Conncience too is an important aspect of things, often discounted by secular thinkers (unless, that is, some people wish to guilt-manipulate citizens into participating in whatever the latest, fashionable political scheme may be). Hebrews 9.14 speaks of the cleansing of the conscience through faith in the Lord Jesus Who, by the eternal Spirit offered Himself without spot to God, at the Cross.
Interestingly, much Roman Catholic theology, steeped in Medieval Scholasticism, lends itself to process thinking, so that even professing secularists, from a Roman Catholic cultural background, will often be inveterate process thinkers. (Let's not forget that Melanchthon, too, though Lutheran, was very much into Medieval scholastic thinking!)

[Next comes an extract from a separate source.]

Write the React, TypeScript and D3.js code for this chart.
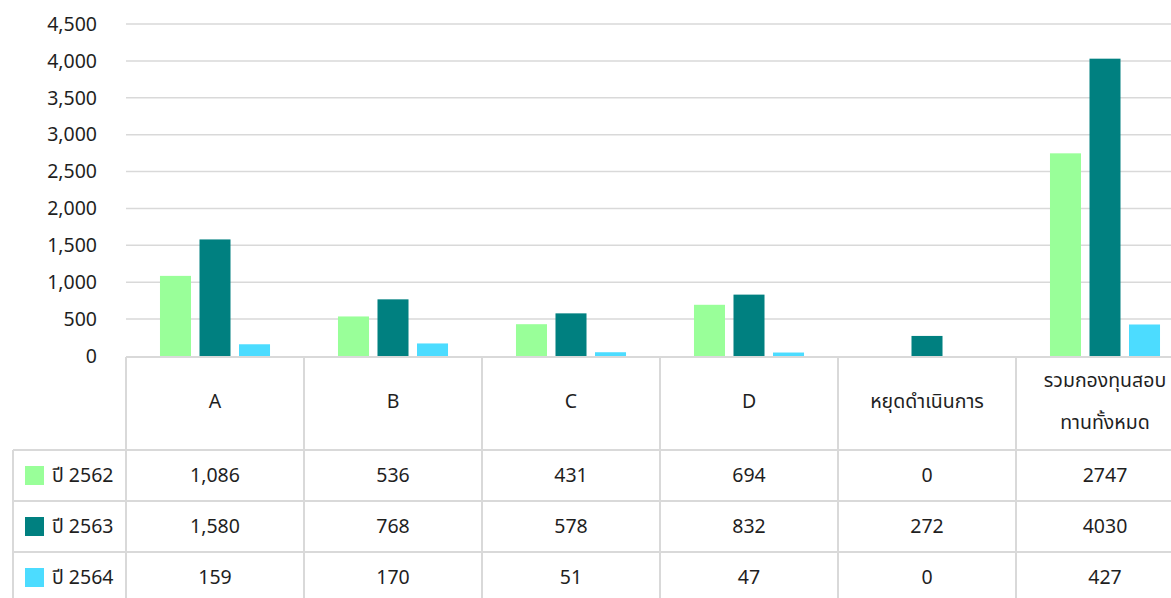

On the other hand, many people from a Protestant (Reformed, Baptist, etc.) background will work a very great deal with definitions and their place in clear-skies perspectives, even if they are at least overtly secularist.
To some extent this also occurs in literary criticism. Traditions of textual commentary in North America, Great Britain, etc. sometimes differ from French-led notions of 'textual explanations' (whereby the original textual meaning and definitions often get lost in a process-driven infusing of the textual critic's own ideas).
There are, of course, plenty of exceptions to these generalizations.